While the invention has been illustrated and described in detail in the drawings and foregoing description, such illustration and description are to be considered illustrative or exemplary and not restrictive. It will be understood that changes and modifications may be made by those of ordinary skill within the scope of the following claims. In particular, the present invention covers further embodiments with any combination of features from different embodiments described above and below. Additionally, statements made herein characterizing the invention refer to an embodiment of the invention and not necessarily all embodiments.

The terms used in the claims should be construed to have the broadest reasonable interpretation consistent with the foregoing description. For example, the use of the article “a” or “the” in introducing an element should not be interpreted as being exclusive of a plurality of elements. Likewise, the recitation of “or” should be interpreted as being inclusive, such that the recitation of “A or B” is not exclusive of “A and B,” unless it is clear from the context or the foregoing description that only one of A and B is intended. Further, the recitation of “at least one of A, B and C” should be interpreted as one or more of a group of elements consisting of A, B and C, and should not be interpreted as requiring at least one of each of the listed elements A, B and C, regardless of whether A, B and C are related as categories or otherwise. Moreover, the recitation of “A, B and/or C” or “at least one of A, B or C” should be interpreted as including any singular entity from the listed elements, e.g., A, any subset from the listed elements, e.g., A and B, or the entire list of elements A, B and C.

Claims

1. A vaporizer, comprising:

a heating top cover comprising an airway corner;

a heating body; and

a liquid return groove extending from the heating top cover to the heating body, the liquid return groove being arranged at the airway corner.

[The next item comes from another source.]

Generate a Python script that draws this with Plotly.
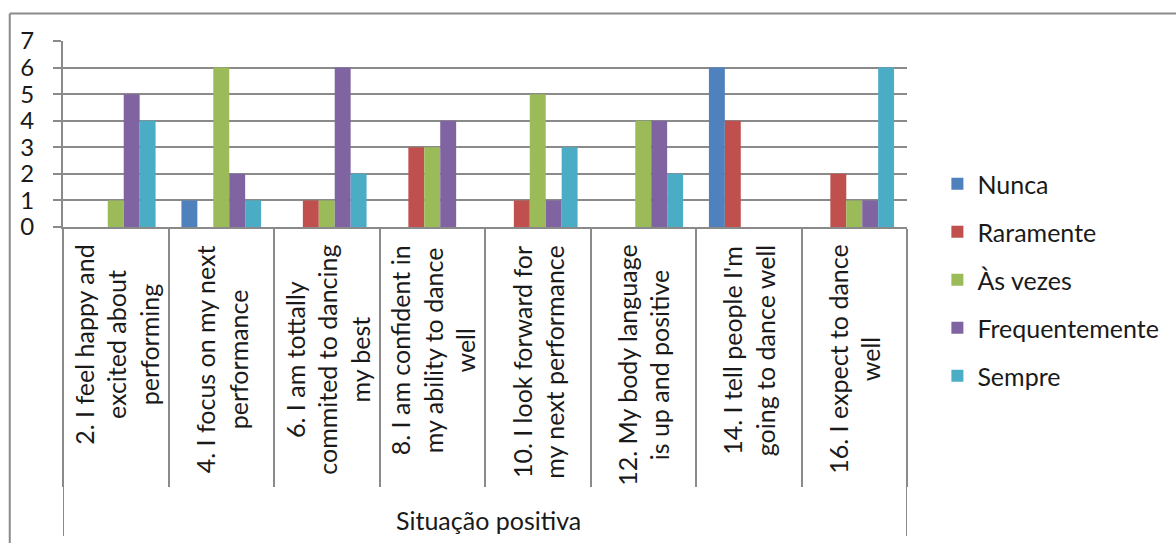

2. The vaporizer according to claim 1, wherein the vaporizer comprises a main body and the main body comprises a main airway,

wherein the heating top cover is arranged in the main body,

wherein a top cover airway is formed between the heating top cover and the main body, and

wherein the top cover airway is in communication with the main airway through the airway corner.

3. The vaporizer according to claim 1, wherein a groove side wall of the liquid return groove close to a vaporization surface of the heating body comprises a side wall opening, and

wherein the side wall opening is configured for liquid to pass through.

4. The vaporizer according to claim 1, wherein at least one groove side wall of the liquid return groove is provided with an inclined surface, and

wherein the inclined surface is configured to guide liquid to flow to the heating body.

5. The vaporizer according to claim 4, wherein at least a part of a structure of the heating body is accommodated in the liquid return groove, and

wherein the inclined surface gradually approaches the heating body in a direction away from a bottom wall of the liquid return groove.

6. The vaporizer according to claim 1, wherein the heating top cover is provided with a liquid guide groove in communication with the liquid return groove, and

wherein the liquid guide groove is configured to guide liquid to flow to the liquid return groove.

7. The vaporizer according to claim 6, wherein one end of the liquid guide groove is located at the airway corner, and an other end is located on a side of the heating top cover close to the vaporization surface.

8. The vaporizer according to claim 1, wherein the plurality of liquid return grooves are spaced apart at the airway corner.

9. The vaporizer according to claim 1, wherein a quantity of liquid return grooves located in a middle portion of the heating top cover is M,

wherein a quantity of liquid return grooves located at an edge of the heating top cover is N, and

wherein M is greater than or equal to N.

10. An electronic vaporization device, comprising:

a power supply assembly; and

the vaporizer claim 1,

wherein the power supply assembly is electrically connected to the heating body of the vaporizer.